** begin **
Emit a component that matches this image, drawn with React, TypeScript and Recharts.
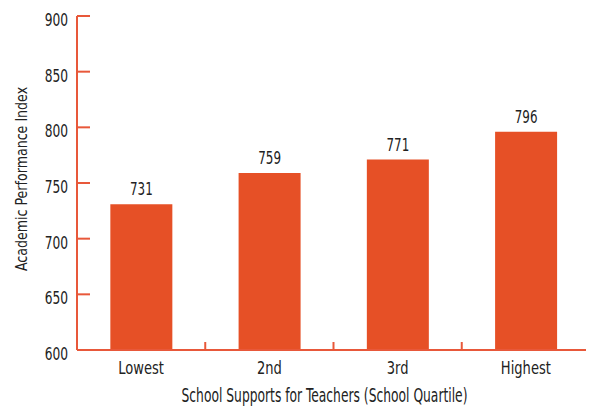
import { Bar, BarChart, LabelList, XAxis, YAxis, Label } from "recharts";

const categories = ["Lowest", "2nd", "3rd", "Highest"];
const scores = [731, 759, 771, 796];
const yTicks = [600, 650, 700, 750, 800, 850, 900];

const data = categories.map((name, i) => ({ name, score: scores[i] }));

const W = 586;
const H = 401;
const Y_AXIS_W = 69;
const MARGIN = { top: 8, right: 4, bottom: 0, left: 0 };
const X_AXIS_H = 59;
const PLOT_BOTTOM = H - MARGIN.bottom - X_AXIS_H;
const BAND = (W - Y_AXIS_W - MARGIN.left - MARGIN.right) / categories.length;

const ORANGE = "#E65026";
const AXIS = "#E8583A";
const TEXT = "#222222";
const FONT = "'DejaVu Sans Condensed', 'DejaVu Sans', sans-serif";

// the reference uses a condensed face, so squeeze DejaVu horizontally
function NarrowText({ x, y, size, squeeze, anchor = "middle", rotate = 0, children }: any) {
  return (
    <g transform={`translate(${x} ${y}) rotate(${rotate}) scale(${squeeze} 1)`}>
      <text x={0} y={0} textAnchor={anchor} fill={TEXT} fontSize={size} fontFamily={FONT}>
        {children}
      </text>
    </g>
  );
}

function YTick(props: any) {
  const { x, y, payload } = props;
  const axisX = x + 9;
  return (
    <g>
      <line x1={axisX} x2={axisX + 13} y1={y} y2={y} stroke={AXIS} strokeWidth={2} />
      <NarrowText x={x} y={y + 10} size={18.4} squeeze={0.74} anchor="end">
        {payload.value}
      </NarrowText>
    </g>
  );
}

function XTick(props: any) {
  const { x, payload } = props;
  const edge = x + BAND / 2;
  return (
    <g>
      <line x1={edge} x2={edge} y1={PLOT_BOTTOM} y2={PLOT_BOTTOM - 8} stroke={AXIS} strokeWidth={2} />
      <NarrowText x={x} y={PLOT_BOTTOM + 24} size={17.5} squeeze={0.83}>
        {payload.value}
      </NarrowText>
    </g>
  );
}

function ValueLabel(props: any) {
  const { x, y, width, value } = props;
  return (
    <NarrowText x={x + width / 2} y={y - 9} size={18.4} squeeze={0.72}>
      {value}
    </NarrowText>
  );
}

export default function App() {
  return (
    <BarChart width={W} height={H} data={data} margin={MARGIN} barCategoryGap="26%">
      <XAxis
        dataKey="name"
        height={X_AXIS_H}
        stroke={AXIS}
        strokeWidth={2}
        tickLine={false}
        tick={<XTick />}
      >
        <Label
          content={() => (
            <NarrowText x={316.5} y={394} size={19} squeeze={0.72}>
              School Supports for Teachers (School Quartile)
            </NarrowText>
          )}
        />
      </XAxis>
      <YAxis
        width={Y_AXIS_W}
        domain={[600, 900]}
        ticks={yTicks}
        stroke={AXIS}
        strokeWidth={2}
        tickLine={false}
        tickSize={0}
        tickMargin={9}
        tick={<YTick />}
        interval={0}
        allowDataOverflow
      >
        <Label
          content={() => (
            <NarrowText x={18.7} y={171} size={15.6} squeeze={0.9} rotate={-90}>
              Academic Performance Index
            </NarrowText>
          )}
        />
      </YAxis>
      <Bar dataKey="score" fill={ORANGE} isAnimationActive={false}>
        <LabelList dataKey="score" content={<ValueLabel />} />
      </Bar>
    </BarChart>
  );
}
** end **
• _BRIEF_
Reproduce all of the material exactly, apart from the pictures.

• _OUTPUT FOR THIS TASK_
Emit a component that matches this image, drawn with React, TypeScript and Recharts.
import { Bar, BarChart, LabelList, XAxis, YAxis, Label } from "recharts";

const categories = ["Lowest", "2nd", "3rd", "Highest"];
const scores = [731, 759, 771, 796];
const yTicks = [600, 650, 700, 750, 800, 850, 900];

const data = categories.map((name, i) => ({ name, score: scores[i] }));

const W = 586;
const H = 401;
const Y_AXIS_W = 69;
const MARGIN = { top: 8, right: 4, bottom: 0, left: 0 };
const X_AXIS_H = 59;
const PLOT_BOTTOM = H - MARGIN.bottom - X_AXIS_H;
const BAND = (W - Y_AXIS_W - MARGIN.left - MARGIN.right) / categories.length;

const ORANGE = "#E65026";
const AXIS = "#E8583A";
const TEXT = "#222222";
const FONT = "'DejaVu Sans Condensed', 'DejaVu Sans', sans-serif";

// the reference uses a condensed face, so squeeze DejaVu horizontally
function NarrowText({ x, y, size, squeeze, anchor = "middle", rotate = 0, children }: any) {
  return (
    <g transform={`translate(${x} ${y}) rotate(${rotate}) scale(${squeeze} 1)`}>
      <text x={0} y={0} textAnchor={anchor} fill={TEXT} fontSize={size} fontFamily={FONT}>
        {children}
      </text>
    </g>
  );
}

function YTick(props: any) {
  const { x, y, payload } = props;
  const axisX = x + 9;
  return (
    <g>
      <line x1={axisX} x2={axisX + 13} y1={y} y2={y} stroke={AXIS} strokeWidth={2} />
      <NarrowText x={x} y={y + 10} size={18.4} squeeze={0.74} anchor="end">
        {payload.value}
      </NarrowText>
    </g>
  );
}

function XTick(props: any) {
  const { x, payload } = props;
  const edge = x + BAND / 2;
  return (
    <g>
      <line x1={edge} x2={edge} y1={PLOT_BOTTOM} y2={PLOT_BOTTOM - 8} stroke={AXIS} strokeWidth={2} />
      <NarrowText x={x} y={PLOT_BOTTOM + 24} size={17.5} squeeze={0.83}>
        {payload.value}
      </NarrowText>
    </g>
  );
}

function ValueLabel(props: any) {
  const { x, y, width, value } = props;
  return (
    <NarrowText x={x + width / 2} y={y - 9} size={18.4} squeeze={0.72}>
      {value}
    </NarrowText>
  );
}

export default function App() {
  return (
    <BarChart width={W} height={H} data={data} margin={MARGIN} barCategoryGap="26%">
      <XAxis
        dataKey="name"
        height={X_AXIS_H}
        stroke={AXIS}
        strokeWidth={2}
        tickLine={false}
        tick={<XTick />}
      >
        <Label
          content={() => (
            <NarrowText x={316.5} y={394} size={19} squeeze={0.72}>
              School Supports for Teachers (School Quartile)
            </NarrowText>
          )}
        />
      </XAxis>
      <YAxis
        width={Y_AXIS_W}
        domain={[600, 900]}
        ticks={yTicks}
        stroke={AXIS}
        strokeWidth={2}
        tickLine={false}
        tickSize={0}
        tickMargin={9}
        tick={<YTick />}
        interval={0}
        allowDataOverflow
      >
        <Label
          content={() => (
            <NarrowText x={18.7} y={171} size={15.6} squeeze={0.9} rotate={-90}>
              Academic Performance Index
            </NarrowText>
          )}
        />
      </YAxis>
      <Bar dataKey="score" fill={ORANGE} isAnimationActive={false}>
        <LabelList dataKey="score" content={<ValueLabel />} />
      </Bar>
    </BarChart>
  );
}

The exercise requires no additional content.